La foi et la raison sont complémentaires
Dans le débat autour du rôle de la foi et de la raison, Henri Blocher propose d’éviter deux écueils : d’un côté, faire de la raison le seul chemin qui conduise à Dieu et, de l’autre, refuser toute recherche d’un fondement rationnel pour la foi. Par un parcours biblique, le professeur de Vaux-sur-Seine pose des jalons pour une perception chrétienne de la raison. Neuf fois sur dix, la Bible parle favorablement de la raison. Elle se montre particulièrement critique à son endroit lorsqu’elle parle des « sages de ce monde », mais, la plupart du temps, elle associe de manière décontractée foi et raison. Cette attitude contraste avec celle de nombre de contemporains qui font un usage intense de leur raison dans la vie pratique, au point d’en être fatigués, puis tombent dans le refus de son usage – l’irrationalisme – dès qu’il s’agit de parler de convictions et de foi chrétienne.

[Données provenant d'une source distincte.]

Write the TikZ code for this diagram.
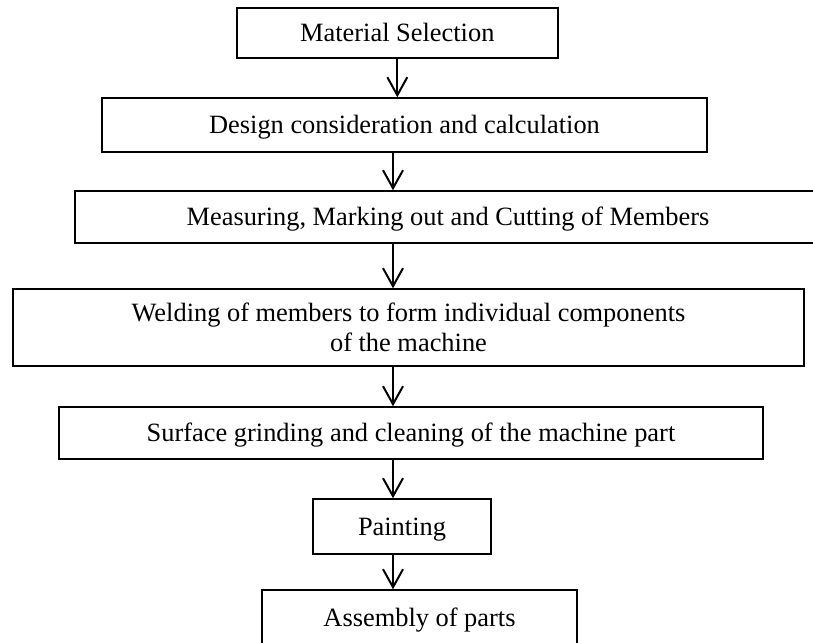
\documentclass[tikz,border=0pt]{standalone}
\usepackage{fontspec}
\setmainfont{Liberation Serif}
\usetikzlibrary{arrows.meta}
\begin{document}
\begin{tikzpicture}[x=1pt,y=-1pt,
  stepbox/.style={draw, line width=1.5pt, inner sep=0pt, align=center,
    font=\fontsize{26.4}{30}\selectfont, text height=17.5pt, text depth=0pt},
  arr/.style={line width=2pt, -{Straight Barb[length=18pt,width=20pt,line width=2pt]}}]
\useasboundingbox (0,0) rectangle (813,642);
\begin{scope}
\clip (0,0) rectangle (813,642);
\node[stepbox, minimum width=321pt, minimum height=50pt] (ms) at (397.3,33) {Material Selection};
\node[stepbox, minimum width=605pt, minimum height=54pt] (ds) at (404.5,125) {Design consideration and calculation};
\node[stepbox, minimum width=746pt, minimum height=52pt] (mm) at (448,217) {Measuring, Marking out and Cutting of Members};
\node[stepbox, minimum width=791pt, minimum height=77pt, text height=, text depth=] (wd) at (408.5,327.5) {Welding of members to form individual components\\ of the machine};
\node[stepbox, minimum width=704pt, minimum height=52pt] (sg) at (411,433) {Surface grinding and cleaning of the machine part};
\node[stepbox, minimum width=178pt, minimum height=55pt] (pt) at (402,526.5) {Painting};
\node[stepbox, minimum width=315pt, minimum height=56pt] (as) at (419.5,618) {Assembly of parts};
\coordinate (spine) at (393,0);
\draw[arr] (ms.south) -- (ms.south |- ds.north);
\draw[arr] (ds.south -| spine) -- (mm.north -| spine);
\draw[arr] (mm.south -| spine) -- (wd.north -| spine);
\draw[arr] (wd.south -| spine) -- (sg.north -| spine);
\draw[arr] (sg.south -| spine) -- (pt.north -| spine);
\draw[arr] (pt.south -| spine) -- (as.north -| spine);
\end{scope}
\end{tikzpicture}
\end{document}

Dans une perspective biblique, considérer que la raison est autonome est une illusion ruineuse. En fait l’organe de la pensée dans la Bible, c’est le « cœur ». « Cette donnée est importante, explique Henri Blocher, du fait que le cœur n’est pas que le siège de l’intelligence : il est aussi l’organe de la volonté, et les sentiments y jouent un rôle. » Cette inscription de la raison dans un cadre plus large montre que toute démarche rationnelle est toujours située dans la subjectivité de celui qui réfléchit et dans une culture particulière. Outre cette dimension toujours située de la raison, la Bible souligne que notre intelligence est obscurcie : elle ne parvient pas à comprendre les choses de Dieu. Enfin, pour que la raison pense droitement, il importe que Dieu lui donne une orientation particulière : « La crainte du Seigneur est le principe de la sagesse » (Pr 1.7) !
La raison, c’est un moulin !
Pour illustrer cela, Henri Blocher recourt à l’image d’un moulin. « La raison est comme un moulin qui ne peut moudre que si on lui donne du grain à moudre : il lui faut des présupposés pour pouvoir fonctionner et pour que quelque chose en sorte » (p. 36).
A partir de cette perception d’une raison ouverte à la réalité de Dieu et d’une foi accueillante par rapport à toute démarche rationnelle, Henri Blocher passe en revue trois thèmes qui lui paraissent importants pour la défense de la foi évangélique aujourd’hui : « On fait dire à la Bible ce que l’on veut ! », « La démarche scientifique s’oppose à celle de la foi » et « Les résultats de la recherche scientifique montrent la Bible en erreur ».
Serge Carrel
Notes
1 Yannick Imbert, Croire, expliquer, vivre. Introduction à l’apologétique, Charols, Excelsis, 2014, 336 p. Voir aussi sa contribution dans : Chr. Paya et N. Farelly (dir.), La foi chrétienne et les défis du monde contemporain. Repères apologétiques, Charols, Excelsis, 2013, p. 3-12.
2 Tim Keller, La raison est pour Dieu. La foi à l’ère du scepticisme, Lyon, Clé, 20142, 320 p.
3 Pour une présentation des différents types d’apologétique, voir Lydia Jaeger, « Apologétique », dans : Chr. Paya (dir.), Dictionnaire de théologie pratique, Charols, Excelsis, 2011, p. 80-89.
4 Henri Blocher, La foi et la raison, Charols, Excelsis, 2015, 144 p.